_WHAT TO DO_
All of the material should be reproduced exactly, with pictures left out.

DATA SEGMENT start

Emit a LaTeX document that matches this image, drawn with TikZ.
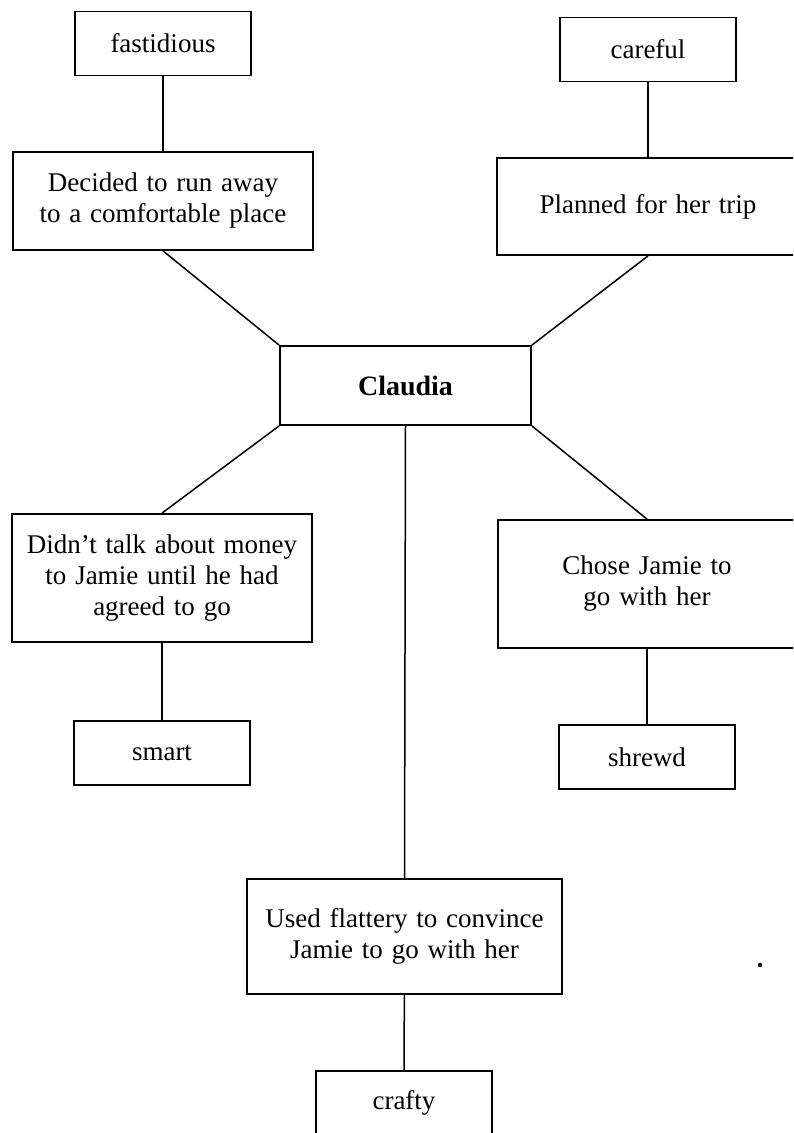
\documentclass[tikz,border=0pt]{standalone}
\usepackage{fontspec}
\setmainfont[WordSpace=1.3]{Liberation Serif}
\tikzstyle{trait}=[draw,line width=1.8pt,minimum width=176pt,minimum height=64pt,inner sep=0pt]
\tikzstyle{deed}=[draw,line width=1.8pt,align=center,inner sep=0pt]
\tikzstyle{link}=[line width=1.5pt]

\begin{document}
\begin{tikzpicture}[x=1pt,y=-1pt,font=\fontsize{27}{31}\selectfont]

   \useasboundingbox (0,0) rectangle (793,1133);
   \clip (0,0) rectangle (793,1133);

    \foreach \pos/\name in {{(163,43.5)/fastidious}, {(648,49.5)/careful}, {(162,753)/smart}, {(647,757)/shrewd}, {(404,1103)/crafty}}
        \node[trait] (\name) at \pos {\name};

  \node[deed,minimum width=300pt,minimum height=98pt] (decided) at (163,201) {Decided to run away\\to a comfortable place};
  \node[deed,minimum width=302pt,minimum height=97pt] (planned) at (648,206.5) {Planned for her trip};
  \node[deed,minimum width=251pt,minimum height=79pt,font=\fontsize{28}{31}\selectfont\bfseries] (claudia) at (405.5,385.5) {Claudia};
  \node[deed,minimum width=300pt,minimum height=128pt] (didnt) at (162,578) {Didn't talk about money\\to Jamie until he had\\agreed to go};
  \node[deed,minimum width=298pt,minimum height=128pt] (chose) at (647,584) {Chose Jamie to\\go with her};
  \node[deed,minimum width=315pt,minimum height=115pt] (flattery) at (404.5,936.5) {Used flattery to convince\\Jamie to go with her};

    \foreach \source/\dest in {fastidious/decided, careful/planned, decided.south/claudia.north west, planned.south/claudia.north east, claudia.south west/didnt.north, claudia.south east/chose.north, claudia.south/flattery.north, didnt/smart, chose/shrewd, flattery/crafty}
                \draw[link] (\source) -- (\dest);

% speck near the flattery box
  \fill (760,965) circle (2.2pt);

\end{tikzpicture}
\end{document}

DATA SEGMENT end

_RESPONSE TO THIS TASK_
Emit a LaTeX document that matches this image, drawn with TikZ.
\documentclass[tikz,border=0pt]{standalone}
\usepackage{fontspec}
\setmainfont[WordSpace=1.3]{Liberation Serif}
\tikzstyle{trait}=[draw,line width=1.8pt,minimum width=176pt,minimum height=64pt,inner sep=0pt]
\tikzstyle{deed}=[draw,line width=1.8pt,align=center,inner sep=0pt]
\tikzstyle{link}=[line width=1.5pt]

\begin{document}
\begin{tikzpicture}[x=1pt,y=-1pt,font=\fontsize{27}{31}\selectfont]

   \useasboundingbox (0,0) rectangle (793,1133);
   \clip (0,0) rectangle (793,1133);

    \foreach \pos/\name in {{(163,43.5)/fastidious}, {(648,49.5)/careful}, {(162,753)/smart}, {(647,757)/shrewd}, {(404,1103)/crafty}}
        \node[trait] (\name) at \pos {\name};

  \node[deed,minimum width=300pt,minimum height=98pt] (decided) at (163,201) {Decided to run away\\to a comfortable place};
  \node[deed,minimum width=302pt,minimum height=97pt] (planned) at (648,206.5) {Planned for her trip};
  \node[deed,minimum width=251pt,minimum height=79pt,font=\fontsize{28}{31}\selectfont\bfseries] (claudia) at (405.5,385.5) {Claudia};
  \node[deed,minimum width=300pt,minimum height=128pt] (didnt) at (162,578) {Didn't talk about money\\to Jamie until he had\\agreed to go};
  \node[deed,minimum width=298pt,minimum height=128pt] (chose) at (647,584) {Chose Jamie to\\go with her};
  \node[deed,minimum width=315pt,minimum height=115pt] (flattery) at (404.5,936.5) {Used flattery to convince\\Jamie to go with her};

    \foreach \source/\dest in {fastidious/decided, careful/planned, decided.south/claudia.north west, planned.south/claudia.north east, claudia.south west/didnt.north, claudia.south east/chose.north, claudia.south/flattery.north, didnt/smart, chose/shrewd, flattery/crafty}
                \draw[link] (\source) -- (\dest);

% speck near the flattery box
  \fill (760,965) circle (2.2pt);

\end{tikzpicture}
\end{document}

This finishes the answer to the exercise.